Treasury officials played down the significance of the comments, saying that the MPC had already made clear its view that the planned increase in public spending - which was outlined by the Chancellor in his Budget last March - would not have a significant impact on inflation.

Although the Treasury representative Gus O'Donnell did not brief the MPC on the details of the CSR, which was still being worked on at the time of the meeting, he assured them that the proposed spending increases were within the Chancellor's Budget "envelope".

"The MPC recorded their view in the last quarterly inflation report that the macro-economic effect of the Budget was unlikely to be large," a Treasury spokesman said.
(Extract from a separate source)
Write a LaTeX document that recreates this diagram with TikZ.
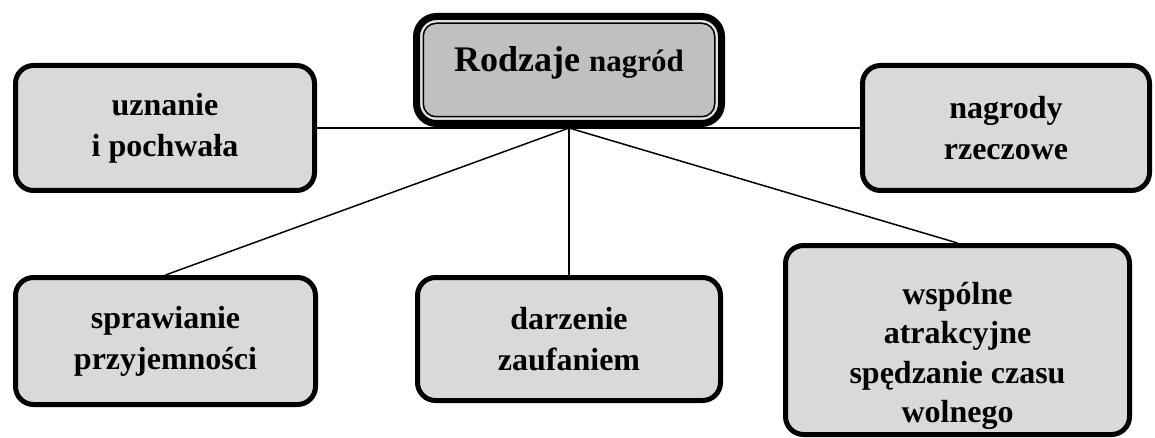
\documentclass[tikz,border=0pt]{standalone}
\usepackage{fontspec}
\setmainfont{Liberation Serif}
\definecolor{boxgray}{HTML}{D9D9D9}
\definecolor{topgray}{HTML}{C0C0C0}
\definecolor{gapgray}{HTML}{E4E4E4}
\begin{document}
\begin{tikzpicture}[x=1pt,y=-1pt,
  box/.style={draw=black, line width=5pt, fill=boxgray, rounded corners=18pt,
    align=center, font=\bfseries\fontsize{32}{41}\selectfont, inner sep=0pt},
  topbox/.style={draw=black, line width=7pt, fill=gapgray, rounded corners=20pt,
    align=center, inner sep=0pt,
    path picture={\draw[line width=1.5pt, fill=topgray, rounded corners=13pt]
      ([shift={(6.75,6.75)}]path picture bounding box.north west) rectangle
      ([shift={(-6.75,-6.75)}]path picture bounding box.south east);}},
  conn/.style={line width=1.5pt}]
\useasboundingbox (0,0) rectangle (1155,438);
\node[box, minimum width=299pt, minimum height=125pt] (uzn) at (165,128) {uznanie\\i pochwała};
\node[box, minimum width=287pt, minimum height=125pt] (nag) at (1006,128) {nagrody\\rzeczowe};
\node[box, minimum width=300pt, minimum height=127pt] (spr) at (165.5,341) {sprawianie\\przyjemności};
\node[box, minimum width=303pt, minimum height=123pt] (dar) at (569,339) {darzenie\\zaufaniem};
\node[box, minimum width=344pt, minimum height=189pt] (wsp) at (957.5,340) {};
\node[font=\bfseries\fontsize{32}{39.5}\selectfont, align=center, inner sep=0pt] (wspt) at (957.5,356) {wspólne\\atrakcyjne\\spędzanie czasu\\wolnego};
\coordinate (hub) at (569,128);
\draw[conn] (uzn.east) -- (nag.west);
\draw[conn] (hub) -- (spr.north);
\draw[conn] (hub) -- (dar.north);
\draw[conn] (hub) -- (wsp.north);
\node[topbox, minimum width=305pt, minimum height=107pt, text depth=22pt] (top) at (569,70)
  {\bfseries\fontsize{36}{42}\selectfont Rodzaje {\fontsize{31}{36}\selectfont nagród}};
\end{tikzpicture}
\end{document}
"The minutes published this morning show clearly that the MPC was briefed that the spending plans would be fully in line with the Budget. On that basis they voted unanimously to hold rates steady."

Officials also pointed out that since the Budget, the MPC had had four opportunities to raise interest rates but on each occasion had voted for no change.

Since then however there has been a change in the composition of the MPC with the introduction of two new outside experts - Christopher Allsopp and Stephen Nickell.

In his first meeting in June, Professor Nickell - an expert in labour market economics - voted to raise interest rates and may have been responsible for raising concerns now about the level of public spending.

Concerns about inflation were heightened by the publication today of official retail sales figures, which showed an unexpectedly strong 0.7 per cent pick-up in volumes last month.